> Extracted records
====

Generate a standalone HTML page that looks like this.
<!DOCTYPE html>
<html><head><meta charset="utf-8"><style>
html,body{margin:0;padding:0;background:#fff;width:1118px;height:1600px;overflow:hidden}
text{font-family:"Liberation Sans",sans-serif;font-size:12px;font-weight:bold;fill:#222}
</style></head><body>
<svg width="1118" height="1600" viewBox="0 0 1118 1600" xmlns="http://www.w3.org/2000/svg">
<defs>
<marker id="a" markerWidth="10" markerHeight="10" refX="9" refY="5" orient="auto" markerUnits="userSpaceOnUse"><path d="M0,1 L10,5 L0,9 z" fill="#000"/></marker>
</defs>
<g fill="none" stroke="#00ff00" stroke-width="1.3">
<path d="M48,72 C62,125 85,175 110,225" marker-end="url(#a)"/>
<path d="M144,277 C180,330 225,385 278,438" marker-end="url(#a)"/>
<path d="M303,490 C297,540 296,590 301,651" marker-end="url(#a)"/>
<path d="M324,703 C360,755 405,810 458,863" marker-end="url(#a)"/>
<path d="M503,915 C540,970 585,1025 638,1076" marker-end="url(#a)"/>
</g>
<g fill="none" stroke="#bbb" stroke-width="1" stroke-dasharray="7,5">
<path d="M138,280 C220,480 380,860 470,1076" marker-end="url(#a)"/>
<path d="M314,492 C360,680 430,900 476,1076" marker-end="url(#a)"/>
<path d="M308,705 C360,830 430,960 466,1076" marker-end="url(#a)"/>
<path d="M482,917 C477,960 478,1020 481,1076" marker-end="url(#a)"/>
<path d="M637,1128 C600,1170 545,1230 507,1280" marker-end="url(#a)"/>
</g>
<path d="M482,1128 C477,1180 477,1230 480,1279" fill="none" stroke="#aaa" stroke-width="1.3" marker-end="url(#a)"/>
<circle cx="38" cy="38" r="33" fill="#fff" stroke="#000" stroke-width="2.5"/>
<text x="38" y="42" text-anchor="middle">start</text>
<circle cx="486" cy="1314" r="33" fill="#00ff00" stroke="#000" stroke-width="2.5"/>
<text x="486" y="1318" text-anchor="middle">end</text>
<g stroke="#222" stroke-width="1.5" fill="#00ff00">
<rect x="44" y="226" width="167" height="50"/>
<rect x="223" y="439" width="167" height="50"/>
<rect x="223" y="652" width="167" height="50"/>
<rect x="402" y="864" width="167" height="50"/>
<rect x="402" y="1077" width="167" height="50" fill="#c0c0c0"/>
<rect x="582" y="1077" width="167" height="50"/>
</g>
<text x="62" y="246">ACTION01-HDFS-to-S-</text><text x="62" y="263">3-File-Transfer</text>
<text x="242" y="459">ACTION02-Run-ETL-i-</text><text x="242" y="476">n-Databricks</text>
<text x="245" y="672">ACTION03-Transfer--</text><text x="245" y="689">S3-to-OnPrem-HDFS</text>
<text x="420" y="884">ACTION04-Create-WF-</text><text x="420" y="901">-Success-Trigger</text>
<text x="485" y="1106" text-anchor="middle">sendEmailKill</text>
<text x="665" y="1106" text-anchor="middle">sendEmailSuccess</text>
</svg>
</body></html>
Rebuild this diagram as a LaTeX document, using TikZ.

====

> Written instruction
Write out all the entries exactly.

> Output for this exercise
Generate a standalone HTML page that looks like this.
<!DOCTYPE html>
<html><head><meta charset="utf-8"><style>
html,body{margin:0;padding:0;background:#fff;width:1118px;height:1600px;overflow:hidden}
text{font-family:"Liberation Sans",sans-serif;font-size:12px;font-weight:bold;fill:#222}
</style></head><body>
<svg width="1118" height="1600" viewBox="0 0 1118 1600" xmlns="http://www.w3.org/2000/svg">
<defs>
<marker id="a" markerWidth="10" markerHeight="10" refX="9" refY="5" orient="auto" markerUnits="userSpaceOnUse"><path d="M0,1 L10,5 L0,9 z" fill="#000"/></marker>
</defs>
<g fill="none" stroke="#00ff00" stroke-width="1.3">
<path d="M48,72 C62,125 85,175 110,225" marker-end="url(#a)"/>
<path d="M144,277 C180,330 225,385 278,438" marker-end="url(#a)"/>
<path d="M303,490 C297,540 296,590 301,651" marker-end="url(#a)"/>
<path d="M324,703 C360,755 405,810 458,863" marker-end="url(#a)"/>
<path d="M503,915 C540,970 585,1025 638,1076" marker-end="url(#a)"/>
</g>
<g fill="none" stroke="#bbb" stroke-width="1" stroke-dasharray="7,5">
<path d="M138,280 C220,480 380,860 470,1076" marker-end="url(#a)"/>
<path d="M314,492 C360,680 430,900 476,1076" marker-end="url(#a)"/>
<path d="M308,705 C360,830 430,960 466,1076" marker-end="url(#a)"/>
<path d="M482,917 C477,960 478,1020 481,1076" marker-end="url(#a)"/>
<path d="M637,1128 C600,1170 545,1230 507,1280" marker-end="url(#a)"/>
</g>
<path d="M482,1128 C477,1180 477,1230 480,1279" fill="none" stroke="#aaa" stroke-width="1.3" marker-end="url(#a)"/>
<circle cx="38" cy="38" r="33" fill="#fff" stroke="#000" stroke-width="2.5"/>
<text x="38" y="42" text-anchor="middle">start</text>
<circle cx="486" cy="1314" r="33" fill="#00ff00" stroke="#000" stroke-width="2.5"/>
<text x="486" y="1318" text-anchor="middle">end</text>
<g stroke="#222" stroke-width="1.5" fill="#00ff00">
<rect x="44" y="226" width="167" height="50"/>
<rect x="223" y="439" width="167" height="50"/>
<rect x="223" y="652" width="167" height="50"/>
<rect x="402" y="864" width="167" height="50"/>
<rect x="402" y="1077" width="167" height="50" fill="#c0c0c0"/>
<rect x="582" y="1077" width="167" height="50"/>
</g>
<text x="62" y="246">ACTION01-HDFS-to-S-</text><text x="62" y="263">3-File-Transfer</text>
<text x="242" y="459">ACTION02-Run-ETL-i-</text><text x="242" y="476">n-Databricks</text>
<text x="245" y="672">ACTION03-Transfer--</text><text x="245" y="689">S3-to-OnPrem-HDFS</text>
<text x="420" y="884">ACTION04-Create-WF-</text><text x="420" y="901">-Success-Trigger</text>
<text x="485" y="1106" text-anchor="middle">sendEmailKill</text>
<text x="665" y="1106" text-anchor="middle">sendEmailSuccess</text>
</svg>
</body></html>
Rebuild this diagram as a LaTeX document, using TikZ.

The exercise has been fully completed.